Monday, 25 Nov 2024

Nearly 400 uni students investigated for using ChatGPT to plagiarise assignments

Nearly 400 uni students have been investigated for using AI bots like ChatGPT to cheat in their assessments.

Figures obtained by the student newspaper The Tab show that 377 UK university students have faced a probe for cheating on their coursework.

Of those, at least 146 have so far been found ‘guilty’ – with investigations still ongoing at dozens of universities.

The data, released under the Freedom of Information Act, also show up to 40 per cent of all UK universities had experienced the issue.

This includes 23 of the 24 Russell Group Universities such as LSE, UCL and the University of Glasgow.

And despite the growing numbers, some universities say the actual numbers could be ‘significantly higher’ as they have only begun to scratch the surface of the issue.

The investigations follow a ‘boom’ in AI technology since the start of 2023, which has made AI chat bot technology available to the public on demand – often for free.

UK Universities have scrambled to confront cheating using sources such as ChatGPT, which allows students to write entire essays in minutes with the correct prompting.

Despite new training for staff, universities have struggled to respond to the new technology – which uses real life data and arguments from online sources to create often bland but coherent essays.

Earlier this year, anti-plagiarism software Turnitin – used by most UK universities – revealed new software that could identify fake essays, but staff remain sceptical about its accuracy.

At the University of Kent alone, 47 students have been investigated for the use of ChatGPT or similar AI chat bots to complete assignments – with 22 being found guilty, receiving marks of zero.

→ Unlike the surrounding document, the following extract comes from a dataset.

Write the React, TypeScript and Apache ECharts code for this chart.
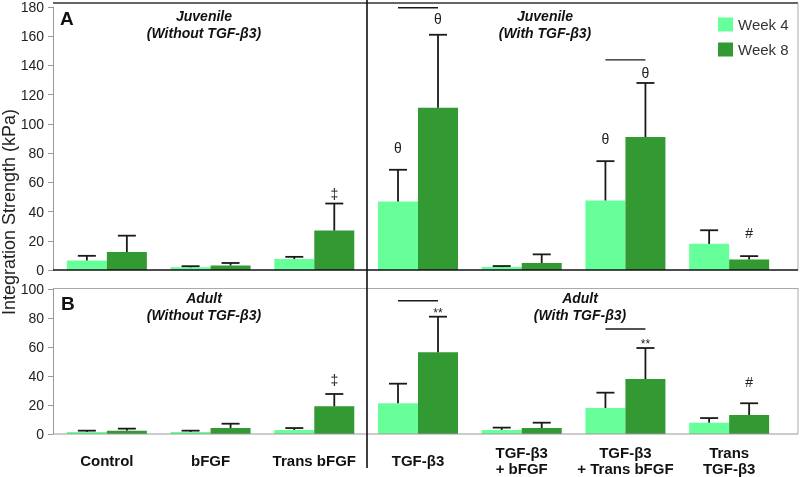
import React, { useEffect, useRef } from "react";
import * as echarts from "echarts";

const categories = [
  "Control",
  "bFGF",
  "Trans bFGF",
  "TGF-β3",
  "TGF-β3\n+ bFGF",
  "TGF-β3\n+ Trans bFGF",
  "Trans\nTGF-β3",
];

const seriesNames = ["Week 4", "Week 8"];

// Juvenile (panel A)
const juvWeek4 = [6.5, 1.8, 7.5, 46.9, 2.0, 47.6, 17.9];
const juvWeek4Upper = [9.7, 2.6, 9.0, 68.6, 2.7, 74.5, 27.2];
const juvWeek8 = [12.3, 3.1, 27.0, 111, 4.8, 91, 7.2];
const juvWeek8Upper = [23.5, 4.8, 45.5, 161, 10.7, 128, 9.5];

// Adult (panel B)
const adWeek4 = [1.4, 1.4, 2.8, 21.2, 2.8, 17.9, 7.8];
const adWeek4Upper = [2.3, 2.3, 4.1, 34.7, 4.4, 28.5, 11.0];
const adWeek8 = [2.3, 4.1, 19.1, 56.3, 4.1, 37.9, 13.1];
const adWeek8Upper = [3.7, 7.1, 27.6, 80.9, 7.8, 59.3, 21.2];

// significance marks: [category, series (0 = week4, 1 = week8), y value]
const juvMarks = [
  [3, 0, 83.8],
  [3, 1, 172],
  [5, 0, 89.5],
  [5, 1, 135],
  [6, 1, 25.6],
  [2, 1, 52],
];
const juvMarkTexts = ["θ", "θ", "θ", "θ", "#", "‡"];
const adMarks = [
  [2, 1, 37.2],
  [3, 1, 83.4],
  [5, 1, 62],
  [6, 1, 36],
];
const adMarkTexts = ["‡", "**", "**", "#"];

// comparison brackets: [category, y value]
const juvBrackets = [
  [3, 179.5],
  [5, 143.8],
];
const adBrackets = [
  [3, 91.9],
  [5, 72.4],
];

const juvTicksMax = 180;
const adTicksMax = 100;
const tickStep = 20;

const LIGHT = "#66ff99";
const DARK = "#339933";
const FONT = "'Liberation Sans', Arial, sans-serif";
const HALF = 20;

function errRender(sign: number) {
  return (params: any, api: any) => {
    const c = api.value(0);
    const m = api.value(1);
    const u = api.value(2);
    const p0 = api.coord([c, m]);
    const p1 = api.coord([c, u]);
    const x = p0[0] + sign * HALF;
    const st = { stroke: "#1a1a1a", lineWidth: 1.8 };
    return {
      type: "group",
      children: [
        { type: "line", shape: { x1: x, y1: p0[1], x2: x, y2: p1[1] }, style: st },
        { type: "line", shape: { x1: x - 9, y1: p1[1], x2: x + 9, y2: p1[1] }, style: st },
      ],
    };
  };
}

function markRender(texts: string[]) {
  return (params: any, api: any) => {
    const c = api.value(0);
    const s = api.value(1);
    const y = api.value(2);
    const p = api.coord([c, y]);
    const t = texts[params.dataIndex];
    return {
      type: "text",
      x: p[0] + (s === 0 ? -HALF : HALF),
      y: p[1],
      style: {
        text: t,
        font: `${t === "**" ? 12 : 14}px ${FONT}`,
        fill: "#222",
        align: "center",
        verticalAlign: "middle",
      },
    };
  };
}

function bracketRender(params: any, api: any) {
  const c = api.value(0);
  const y = api.value(1);
  const p = api.coord([c, y]);
  return {
    type: "line",
    shape: { x1: p[0] - HALF, y1: p[1], x2: p[0] + HALF, y2: p[1] },
    style: { stroke: "#1a1a1a", lineWidth: 1.3 },
  };
}

export default function App() {
  const ref = useRef<HTMLDivElement>(null);
  useEffect(() => {
    if (!ref.current) return;
    document.body.style.margin = "0";
    const chart = echarts.init(ref.current, undefined, { renderer: "svg" });

    const yAxisCommon = {
      type: "value",
      min: 0,
      interval: tickStep,
      offset: 2,
      axisLine: { show: true, lineStyle: { color: "#999", width: 1 } },
      axisTick: { show: true, length: 5, lineStyle: { color: "#999" } },
      axisLabel: { color: "#222", fontSize: 14, fontFamily: FONT, margin: 9 },
      splitLine: { show: false },
    };

    const errData = (m: number[], u: number[]) => m.map((v, i) => [i, v, u[i]]);

    const titleStyle = {
      font: `italic bold 14px ${FONT}`,
      lineHeight: 17,
      fill: "#111",
      align: "center",
      verticalAlign: "middle",
    };

    const option: any = {
      animation: false,
      textStyle: { fontFamily: FONT },
      legend: {
        data: seriesNames,
        orient: "vertical",
        left: 713,
        top: 12,
        itemWidth: 15,
        itemHeight: 14,
        itemGap: 10,
        icon: "rect",
        textStyle: { fontSize: 15, color: "#333", fontFamily: FONT },
        selectedMode: false,
      },
      grid: [
        { left: 55, right: 19, top: 4, bottom: 207 },
        { left: 55, right: 19, top: 289, bottom: 43 },
      ],
      xAxis: [
        {
          type: "category",
          gridIndex: 0,
          data: categories,
          axisLine: { show: false },
          axisTick: { show: false },
          axisLabel: { show: false },
        },
        {
          type: "category",
          gridIndex: 1,
          data: categories,
          axisLine: { show: false },
          axisTick: { show: false },
          axisLabel: {
            interval: 0,
            fontWeight: "bold",
            fontSize: 15,
            color: "#111",
            fontFamily: FONT,
            lineHeight: 16,
            verticalAlign: "middle",
            margin: 26,
          },
        },
      ],
      yAxis: [
        { ...yAxisCommon, gridIndex: 0, max: juvTicksMax },
        { ...yAxisCommon, gridIndex: 1, max: adTicksMax },
      ],
      series: [
        { name: seriesNames[0], type: "bar", xAxisIndex: 0, yAxisIndex: 0, data: juvWeek4, barWidth: 40, barGap: "0%", itemStyle: { color: LIGHT } },
        { name: seriesNames[1], type: "bar", xAxisIndex: 0, yAxisIndex: 0, data: juvWeek8, barWidth: 40, barGap: "0%", itemStyle: { color: DARK } },
        { name: seriesNames[0], type: "bar", xAxisIndex: 1, yAxisIndex: 1, data: adWeek4, barWidth: 40, barGap: "0%", itemStyle: { color: LIGHT } },
        { name: seriesNames[1], type: "bar", xAxisIndex: 1, yAxisIndex: 1, data: adWeek8, barWidth: 40, barGap: "0%", itemStyle: { color: DARK } },
        { name: "errJ4", type: "custom", xAxisIndex: 0, yAxisIndex: 0, renderItem: errRender(-1), data: errData(juvWeek4, juvWeek4Upper), z: 5 },
        { name: "errJ8", type: "custom", xAxisIndex: 0, yAxisIndex: 0, renderItem: errRender(1), data: errData(juvWeek8, juvWeek8Upper), z: 5 },
        { name: "errA4", type: "custom", xAxisIndex: 1, yAxisIndex: 1, renderItem: errRender(-1), data: errData(adWeek4, adWeek4Upper), z: 5 },
        { name: "errA8", type: "custom", xAxisIndex: 1, yAxisIndex: 1, renderItem: errRender(1), data: errData(adWeek8, adWeek8Upper), z: 5 },
        { name: "marksJ", type: "custom", xAxisIndex: 0, yAxisIndex: 0, renderItem: markRender(juvMarkTexts), data: juvMarks, z: 6 },
        { name: "marksA", type: "custom", xAxisIndex: 1, yAxisIndex: 1, renderItem: markRender(adMarkTexts), data: adMarks, z: 6 },
        { name: "bracketsJ", type: "custom", xAxisIndex: 0, yAxisIndex: 0, renderItem: bracketRender, data: juvBrackets, z: 6 },
        { name: "bracketsA", type: "custom", xAxisIndex: 1, yAxisIndex: 1, renderItem: bracketRender, data: adBrackets, z: 6 },
      ],
      graphic: [
        // frames
        { type: "line", shape: { x1: 53, y1: 3, x2: 798, y2: 3 }, style: { stroke: "#666", lineWidth: 2 }, z: 10 },
        { type: "line", shape: { x1: 798, y1: 3, x2: 798, y2: 270 }, style: { stroke: "#aaa", lineWidth: 1 }, z: 10 },
        { type: "line", shape: { x1: 53, y1: 270, x2: 798, y2: 270 }, style: { stroke: "#111", lineWidth: 1.6 }, z: 10 },
        { type: "line", shape: { x1: 53, y1: 288.5, x2: 798, y2: 288.5 }, style: { stroke: "#aaa", lineWidth: 1 }, z: 10 },
        { type: "line", shape: { x1: 798, y1: 288, x2: 798, y2: 434 }, style: { stroke: "#aaa", lineWidth: 1 }, z: 10 },
        { type: "line", shape: { x1: 53, y1: 434, x2: 798, y2: 434 }, style: { stroke: "#999", lineWidth: 1 }, z: 10 },
        { type: "line", shape: { x1: 367, y1: 0, x2: 367, y2: 468 }, style: { stroke: "#111", lineWidth: 1.6 }, z: 10 },
        // axis name
        {
          type: "text",
          x: 9,
          y: 212,
          rotation: Math.PI / 2,
          style: {
            text: "Integration Strength (kPa)",
            font: `18px ${FONT}`,
            fill: "#222",
            align: "center",
            verticalAlign: "middle",
          },
        },
        // panel letters
        { type: "text", x: 60, y: 18, style: { text: "A", font: `bold 19px ${FONT}`, fill: "#111", verticalAlign: "middle" } },
        { type: "text", x: 61, y: 303, style: { text: "B", font: `bold 19px ${FONT}`, fill: "#111", verticalAlign: "middle" } },
        // panel titles
        { type: "text", x: 204, y: 24.5, style: { ...titleStyle, text: "Juvenile\n(Without TGF-β3)" } },
        { type: "text", x: 545, y: 24.5, style: { ...titleStyle, text: "Juvenile\n(With TGF-β3)" } },
        { type: "text", x: 204, y: 306.5, style: { ...titleStyle, text: "Adult\n(Without TGF-β3)" } },
        { type: "text", x: 580, y: 306.5, style: { ...titleStyle, text: "Adult\n(With TGF-β3)" } },
      ],
    };

    chart.setOption(option);
    return () => chart.dispose();
  }, []);

  return (
    <div
      ref={ref}
      style={{ position: "fixed", left: 0, top: 0, width: 800, height: 477 }}
    />
  );
}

University of London, Birkbeck, and Leeds Beckett University were also found to have investigated the second and third most students in the country respectively.

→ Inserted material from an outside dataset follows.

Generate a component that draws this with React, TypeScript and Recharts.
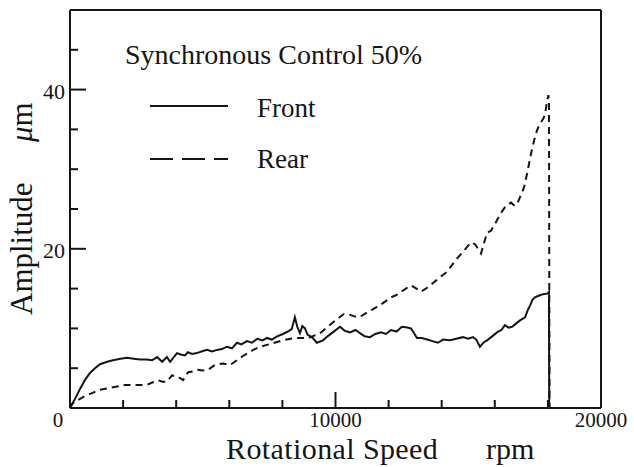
import { LineChart, Line, XAxis, YAxis, Legend, Label } from "recharts";

// Front (solid) — rpm / amplitude in µm
const frontRpm = [
  0, 150, 377, 560, 753, 940, 1130, 1400, 1620, 1900, 2150, 2400, 2640, 2900, 3090, 3280,
  3470, 3650, 3770, 4030, 4200, 4330, 4440, 4600, 4780, 4950, 5160, 5350, 5540, 5720, 5910,
  6100, 6290, 6450, 6670, 6850, 7050, 7250, 7420, 7600, 7800, 8020, 8200, 8350, 8470, 8560,
  8660, 8750, 8850, 8950, 9110, 9300, 9530, 9700, 9900, 10170, 10350, 10550, 10750, 10920,
  11100, 11300, 11500, 11710, 11900, 12090, 12300, 12500, 12700, 12840, 12960, 13070, 13250,
  13450, 13650, 13860, 14050, 14310, 14550, 14800, 15000, 15180, 15300, 15440, 15600, 15710,
  15900, 16080, 16250, 16380, 16520, 16650, 16800, 16950, 17140, 17230, 17330, 17420, 17510,
  17650, 17820, 18000, 18040, 18050,
];
const frontAmp = [
  0, 0.9, 2.4, 3.5, 4.4, 5.0, 5.5, 5.8, 6.0, 6.2, 6.3, 6.2, 6.1, 6.1, 6.0, 6.4,
  5.8, 6.4, 5.8, 6.9, 6.7, 6.6, 7.0, 6.8, 6.9, 7.1, 7.3, 7.1, 7.3, 7.4, 7.7,
  7.5, 8.2, 8.0, 8.4, 8.2, 8.7, 8.5, 8.8, 8.6, 9.0, 9.3, 9.6, 9.9, 11.4, 10.2,
  9.4, 10.3, 10.0, 9.2, 8.9, 8.2, 8.5, 9.0, 9.5, 10.2, 9.7, 9.5, 9.8, 9.4,
  9.0, 8.9, 9.3, 9.5, 9.3, 9.8, 9.6, 10.2, 10.1, 10.0, 9.4, 8.8, 8.8,
  8.6, 8.4, 8.2, 8.6, 8.5, 8.7, 8.9, 8.7, 8.9, 8.6, 7.7, 8.3, 8.5,
  9.0, 9.5, 9.8, 10.4, 10.1, 10.2, 10.6, 11.0, 11.4, 12.2, 12.9, 13.6, 13.9,
  14.1, 14.3, 14.4, 14.6, 0,
];

// Rear (dashed)
const rearRpm = [
  0, 75, 300, 565, 850, 1130, 1450, 1770, 2070, 2370, 2650, 2900, 3100, 3310, 3480, 3650,
  3840, 4070, 4260, 4450, 4620, 4780, 5000, 5200, 5460, 5760, 6030, 6290, 6500, 6700, 6900,
  7160, 7500, 8000, 8500, 9000, 9420, 9700, 10000, 10320, 10550, 10810, 11000, 11190, 11400,
  11560, 11800, 12090, 12300, 12470, 12650, 12840, 13050, 13220, 13450, 13670, 13820, 14000,
  14200, 14400, 14580, 14800, 14950, 15100, 15250, 15330, 15480, 15600, 15710, 15860, 16050,
  16230, 16400, 16610, 16750, 16840, 16950, 17100, 17200, 17290, 17380, 17480, 17580, 17670,
  17760, 17850, 17920, 17970, 18020, 18040, 18060,
];
const rearAmp = [
  0, 0.5, 1.0, 1.5, 1.9, 2.3, 2.5, 2.7, 2.9, 2.9, 2.9, 2.9, 3.2, 3.5, 3.3, 3.3,
  4.1, 3.9, 3.5, 4.5, 4.6, 4.8, 4.7, 4.8, 5.4, 5.6, 5.4, 6.0, 6.5, 6.9, 7.3,
  7.7, 8.0, 8.5, 8.8, 8.8, 9.4, 10.2, 11.0, 11.8, 11.7, 11.4, 11.6, 12.0, 12.4,
  12.7, 13.2, 13.9, 14.2, 14.6, 15.0, 15.4, 15.0, 14.6, 15.1, 15.7, 16.1, 16.6,
  17.1, 18.0, 18.8, 19.6, 20.2, 20.8, 20.6, 20.2, 19.4, 20.8, 22.0, 22.3, 23.4,
  24.5, 25.3, 25.8, 25.4, 25.6, 26.5, 27.7, 29.2, 30.7, 32.2, 33.6, 34.8, 35.5,
  36.0, 36.5, 37.5, 38.6, 39.3, 38.5, 0,
];

const xTicks = [0, 2000, 4000, 6000, 8000, 10000, 12000, 14000, 16000, 18000, 20000];
const xLabels = [0, 10000, 20000];
const yTicks = [0, 5, 10, 15, 20, 25, 30, 35, 40, 45, 50];
const yLabels = [20, 40];

const frontData = frontRpm.map((rpm, i) => ({ rpm, amp: frontAmp[i] }));
const rearData = rearRpm.map((rpm, i) => ({ rpm, amp: rearAmp[i] }));

const INK = "#151515";
const FONT = '"Liberation Serif", "DejaVu Serif", serif';
const serif = (size: number) => ({ fontFamily: FONT, fontSize: size });

function BottomTick({ x, y, payload }: any) {
  const v = payload.value;
  const major = v % 10000 === 0;
  return (
    <g>
      <line x1={x} y1={y} x2={x} y2={y - (major ? 16 : 8)} stroke={INK} strokeWidth={2} />
      {xLabels.includes(v) && (
        <text x={v === 0 ? x - 12 : x} y={y + 19} textAnchor="middle" style={serif(21)} fill={INK}>
          {v}
        </text>
      )}
    </g>
  );
}

function TopTick({ x, y, payload }: any) {
  const major = payload.value % 10000 === 0;
  return <line x1={x} y1={y} x2={x} y2={y + (major ? 16 : 8)} stroke={INK} strokeWidth={2} />;
}

function LeftTick({ x, y, payload }: any) {
  const v = payload.value;
  const major = v % 20 === 0;
  return (
    <g>
      <line x1={x} y1={y} x2={x + (major ? 16 : 8)} y2={y} stroke={INK} strokeWidth={2} />
      {yLabels.includes(v) && (
        <text x={x - 5} y={y + 9} textAnchor="end" style={serif(22)} fill={INK}>
          {v}
        </text>
      )}
    </g>
  );
}

function RightTick({ x, y, payload }: any) {
  const major = payload.value % 20 === 0;
  return <line x1={x} y1={y} x2={x - (major ? 16 : 8)} y2={y} stroke={INK} strokeWidth={2} />;
}

function KeyBox() {
  return (
    <svg width={440} height={180} style={{ display: "block" }}>
      <text x={125} y={64} style={serif(28)} fill={INK}>
        Synchronous Control 50%
      </text>
      <line x1={150} y1={106} x2={228} y2={106} stroke={INK} strokeWidth={2} />
      <text x={257} y={117} style={serif(27)} fill={INK}>
        Front
      </text>
      <line x1={150} y1={159} x2={228} y2={159} stroke={INK} strokeWidth={2} strokeDasharray="23 9" />
      <text x={257} y={168} style={serif(27)} fill={INK}>
        Rear
      </text>
    </svg>
  );
}

export default function App() {
  return (
    <div style={{ position: "absolute", left: 0, top: 0, background: "#fff" }}>
      <LineChart width={634} height={467} margin={{ top: 9, right: 32, bottom: 0, left: 0 }}>
        <XAxis
          xAxisId="b"
          type="number"
          dataKey="rpm"
          domain={[0, 20000]}
          ticks={xTicks}
          interval={0}
          height={59}
          tickSize={0}
          tickMargin={0}
          tickLine={false}
          axisLine={{ stroke: INK, strokeWidth: 2 }}
          tick={<BottomTick />}
        >
          <Label
            content={() => (
              <g style={serif(30)} fill={INK}>
                <text x={226} y={459} letterSpacing={0.4}>Rotational Speed</text>
                <text x={486} y={459}>rpm</text>
              </g>
            )}
          />
        </XAxis>
        <XAxis
          xAxisId="t"
          orientation="top"
          type="number"
          dataKey="rpm"
          domain={[0, 20000]}
          ticks={xTicks}
          interval={0}
          height={1}
          tickSize={0}
          tickMargin={0}
          tickLine={false}
          axisLine={{ stroke: INK, strokeWidth: 2 }}
          tick={<TopTick />}
        />
        <YAxis
          yAxisId="l"
          type="number"
          domain={[0, 50]}
          ticks={yTicks}
          interval={0}
          width={70}
          tickSize={0}
          tickMargin={0}
          tickLine={false}
          axisLine={{ stroke: INK, strokeWidth: 2 }}
          tick={<LeftTick />}
        >
          <Label
            content={() => (
              <g style={serif(31)} fill={INK}>
                <text x={32} y={315} transform="rotate(-90 32 315)">Amplitude</text>
                <text x={32} y={142} transform="rotate(-90 32 142)">
                  <tspan fontStyle="italic">μ</tspan>m
                </text>
              </g>
            )}
          />
        </YAxis>
        <YAxis
          yAxisId="r"
          orientation="right"
          type="number"
          domain={[0, 50]}
          ticks={yTicks}
          interval={0}
          width={1}
          tickSize={0}
          tickMargin={0}
          tickLine={false}
          axisLine={{ stroke: INK, strokeWidth: 2 }}
          tick={<RightTick />}
        />
        <Legend
          layout="horizontal"
          verticalAlign="middle"
          align="center"
          wrapperStyle={{ top: 0, left: 0, width: 440, pointerEvents: "none" }}
          content={() => <KeyBox />}
        />
        <Line
          xAxisId="b"
          yAxisId="l"
          data={frontData}
          dataKey="amp"
          type="linear"
          stroke={INK}
          strokeWidth={2}
          dot={false}
          isAnimationActive={false}
        />
        <Line
          xAxisId="b"
          yAxisId="l"
          data={rearData}
          dataKey="amp"
          type="linear"
          stroke={INK}
          strokeWidth={2}
          strokeDasharray="7 5"
          dot={false}
          isAnimationActive={false}
        />
      </LineChart>
    </div>
  );
}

However the number of instances of cheating could be much higher, as many universities revealed they do not hold data on investigations into the behaviour centrally – or simply refuse to reveal the data.

Anglia Ruskin University in Cambridge says that revealing the data could potentially ‘damage its reputation’.

A spokesperson for the University told the Tab that other universities submitting ‘low inaccurate rates as a result of their investigation’ risked the university ‘suffering unwarranted reputational harm’.

Dr Richard Harvey, a professor of computer science at the University of East Anglia (UEA), says ChatGPT at present is ‘almost configured for cheating’.

The lecturer, who has removed an essay from a unit he is teaching next year over fears students could use the chatbot, says he has become very adept at identifying cheaters.

He said: ‘What I see is almost perfect grammar, and a stylistic construction that looks precisely like a 15-year-old school-kid.’

‘It has a very deeply boring but beautifully done argumentation structure.’

Dr Andres Guadamuz, a reader in intellectual property law at the University of Sussex, is also well-versed in spotting ChatGPT.

He explained he marked three essays in January which were ‘clearly almost just copy and paste’ from ChatGPT and suspects ‘students maybe thought we wouldn’t know about it’.

He added: ‘The voice is very clear to me, I don’t know how to explain it other than it is very boring.

‘Whenever you are reading essays, people can’t help but put a little bit of themselves in that essay, but with ChatGPT it has a very clear structure.

‘It’s well written, don’t get me wrong, but it’s lacking something.’

New anti-cheating methods have also left lecturers fearful of wrongly accusing students of cheating – potentially leaving students with an academically damaging stain on their student record.

One student at the University of Bolton was ‘wrongly flagged’ according to a freedom of information request earlier this year.

Professor Fabio Arico, from the Centre for Higher Education Research Practice Policy and Scholarship at UEA, said: ‘If you actually catch a student and you claim the student has plagiarised and you use these detection tools in quite a ruthless way without actually thinking.

‘You could end up applying penalties, up to an expulsion from an institution for something that hasn’t actually happened.

‘That’s quite serious, I mean you are ruining people’s lives.

‘Overall the mood is a bit better than six months ago. January is when I first started delivering training sessions for my colleagues and it was panic mode, firefighting, people asking “what are we going to do now?”

‘I understand people being scared and people being afraid of change but hey this is our job, we need to train students for the world out there and we can’t just do things how we’ve been doing them for the past 30 years, it’s just not acceptable it’s as simple as that.’